The question remains as to whether Van Raalte is suable on its own for importations or sales made subsequent to its acquisition of Glensder's business. Van Raalte stoutly maintains that since it was not a party to the original cease and desist order it cannot be bound by it. It cites the recent case of United States v. Armour Co. and Greyhound Corp., in 402 U.S. 673, 91 S.Ct. 1752, 29 L.Ed.2d 256. In that case the Supreme Court did hold that the failure of a decree to provide that it shall run not only against the named persons but also "against their successors and assigns" is fatal to the claim that the decree affected the acquiring corporation in that case. Although in the instant case the Federal Trade Commission order does not provide that it be binding upon successors and assigns, the situation may nevertheless be different because of the business activities of Glensder as a wholly owned subsidiary and then as a division of Van Raalte with defendant Klein serving as the head of operations on behalf of Van Raalte throughout. The Armour case did not involve the combination of related corporations but was strictly an arms-length transaction between unrelated parties for the acquisition of stock — conduct which was not specifically prohibited by the 1920 consent decree. Unlike Armour, in the instant case the Government seeks to recover penalties for the exact conduct proscribed by the FTC order. Moreover, in Armour there was no suggestion that a major purpose of that acquisition of stock might be to defeat the efficacy of the prior consent decree. In the instant case, the defendants cannot be free of that possibility at this stage of the litigation. More exploration of the facts by discovery would be required to set the matter at issue for judicial determination. The question of whether the Government's prayer for an injunction against Van Raalte will lie had better be left to the conclusion of a trial in view of the corporate transactions mentioned. See P.F. Collier Son Corp. v. F.T.C., 427 F.2d 261 (6th Cir. 1970). It is difficult to predict at this stage what matters may be developed that will have a bearing on the question of relief. The Government may, in the meantime, be well advised to amend its supplemental complaint to state more precisely its alternative claims for relief against Van Raalte.
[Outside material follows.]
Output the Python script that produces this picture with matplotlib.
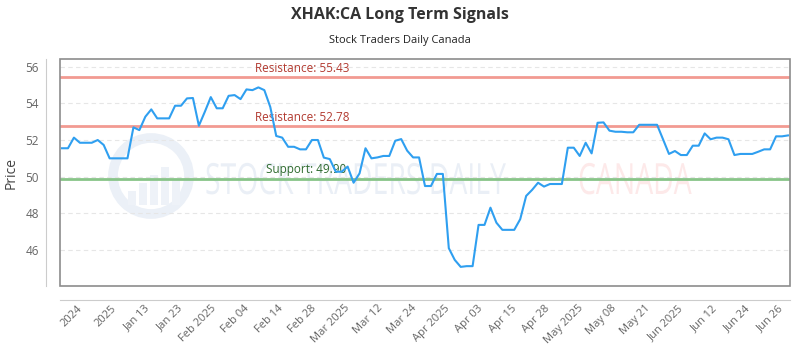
import numpy as np
import matplotlib
matplotlib.use("Agg")
import matplotlib.pyplot as plt
from matplotlib.patches import Rectangle, Circle, PathPatch
from matplotlib.textpath import TextPath
from matplotlib.font_manager import FontProperties
from matplotlib import transforms

# Closing prices (one per trading session)
prices = [
    51.55, 51.55, 52.13, 51.85, 51.85, 51.85, 52.00, 51.73, 51.00, 51.00,
    51.00, 51.00, 52.69, 52.54, 53.27, 53.67, 53.18, 53.18, 53.18, 53.87,
    53.87, 54.27, 54.29, 52.78, 53.54, 54.34, 53.73, 53.73, 54.41, 54.45,
    54.23, 54.76, 54.72, 54.87, 54.72, 53.80, 52.22, 52.13, 51.63, 51.63,
    51.49, 51.49, 52.00, 52.00, 51.04, 50.96, 50.27, 50.27, 50.55, 49.67,
    50.18, 51.55, 51.00, 51.05, 51.13, 51.13, 51.96, 52.05, 51.42, 51.05,
    51.05, 49.49, 49.49, 50.15, 50.15, 46.10, 45.46, 45.08, 45.12, 45.12,
    47.37, 47.37, 48.31, 47.49, 47.10, 47.10, 47.10, 47.68, 48.95, 49.28,
    49.67, 49.46, 49.60, 49.60, 49.60, 51.58, 51.58, 51.13, 51.85, 51.27,
    52.94, 52.96, 52.51, 52.45, 52.45, 52.42, 52.42, 52.83, 52.83, 52.83,
    52.83, 52.04, 51.24, 51.40, 51.18, 51.18, 51.69, 51.69, 52.36, 52.04,
    52.13, 52.13, 52.04, 51.18, 51.24, 51.24, 51.24, 51.36, 51.49, 51.49,
    52.20, 52.20, 52.25,
]

tick_labels = [
    "2024", "2025", "Jan 13", "Jan 23", "Feb 2025", "Feb 04", "Feb 14",
    "Feb 28", "Mar 2025", "Mar 12", "Mar 24", "Apr 2025", "Apr 03", "Apr 15",
    "Apr 28", "May 2025", "May 08", "May 21", "Jun 2025", "Jun 12", "Jun 24",
    "Jun 26",
]

resistance_levels = [55.43, 52.78]
support_levels = [49.90]

plt.rcParams["font.family"] = ["Open Sans", "DejaVu Sans"]

fig = plt.figure(figsize=(8, 3.5), dpi=100)
ax = fig.add_axes([0.075, 0.183, 0.9125, 0.648])

# spines first: moving a spine resets the ticks
for side in ["top", "right"]:
    ax.spines[side].set_visible(False)
for side in ["left", "bottom"]:
    ax.spines[side].set_position(("outward", 10))
    ax.spines[side].set_color("#cccccc")
ax.add_patch(Rectangle((0, 0), 1, 1, transform=ax.transAxes, fill=False,
                       ec="#8c8c8c", lw=1.2, clip_on=False, zorder=5))

x = np.arange(len(prices))

# Faint watermark behind the data
px_tr = transforms.IdentityTransform()
ax.add_patch(Circle((151, 350 - 176), 38, transform=px_tr, fill=False,
                    ec="#ebf0f7", lw=7, zorder=0, clip_on=False))
for bx, bh in zip([128, 139, 150, 161, 172], [14, 22, 30, 38, 26]):
    ax.add_patch(Rectangle((bx, 350 - 205), 8, bh, transform=px_tr,
                           fc="#eef2f8", ec="none", zorder=0))
fp = FontProperties(family="Open Sans")
for word, px, col in [("STOCK TRADERS DAILY", 205, "#eaeff6"),
                      ("CANADA", 578, "#fde9e9")]:
    tp = TextPath((0, 0), word, size=43, prop=fp)
    tr = transforms.Affine2D().scale(0.66, 1.0).translate(px, 350 - 194)
    ax.add_patch(PathPatch(tr.transform_path(tp), transform=px_tr,
                           fc=col, ec="none", zorder=0))

# Support / resistance levels
label_x = 40.3
for lvl in resistance_levels:
    ax.axhline(lvl, color="#f29a92", linewidth=2, zorder=2)
    ax.text(label_x, lvl + 0.12, f"Resistance: {lvl:.2f}", color="#b23a30",
            fontsize=8.5, ha="center", va="bottom", zorder=3)
for lvl in support_levels:
    ax.axhline(lvl, color="#88c488", linewidth=2, zorder=2)
    ax.text(label_x + 0.7, lvl + 0.12, f"Support: {lvl:.2f}", color="#2f6b2f",
            fontsize=8.5, ha="center", va="bottom", zorder=3)

ax.plot(x, prices, color="#2f9ff0", linewidth=1.5, zorder=4)

ax.set_xlim(-0.34, len(prices) - 1 + 0.34)
ax.set_ylim(44.04, 56.41)

# Ticks and gridlines
ax.set_yticks([46, 48, 50, 52, 54, 56])
ax.yaxis.grid(True, color="#e6e6e6", linestyle=(0, (4, 3)), linewidth=0.8)
ax.set_axisbelow(True)
ax.tick_params(axis="both", length=0, labelcolor="#666666")
ax.tick_params(axis="x", pad=5, labelsize=8, labelrotation=45)
ax.tick_params(axis="y", pad=5, labelsize=8.5)
ax.set_xticks(np.linspace(3.2, 121.0, len(tick_labels)))
ax.set_xticklabels(tick_labels)
for lab in ax.get_xticklabels():
    lab.set_ha("right")
    lab.set_va("center")
    lab.set_rotation_mode("anchor")

ax.set_ylabel("Price", fontsize=10, color="#444444", labelpad=5)

fig.text(0.5, 1 - 15 / 350, "XHAK:CA Long Term Signals", ha="center", va="center",
         fontsize=11.5, fontweight="bold", color="#333333")
fig.text(0.5, 1 - 40 / 350, "Stock Traders Daily Canada", ha="center", va="center",
         fontsize=8, color="#222222")

fig.savefig("out.png", dpi=100)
While Regal Knitwear Co. v. N.L.R.B., 324 U.S. 9, 65 S.Ct. 478, 89 L.Ed. 661 (1945) may be taken as holding that an order against "persons who act independently and whose rights have not been adjudged according to law" would be too broad, the Court did "not undertake to decide whether or under what circumstances any kind of successor or assign will be liable for violation of a Labor Board order" ( 324 U.S. at 15, 65 S.Ct. at 481).
The motion is in all respects denied.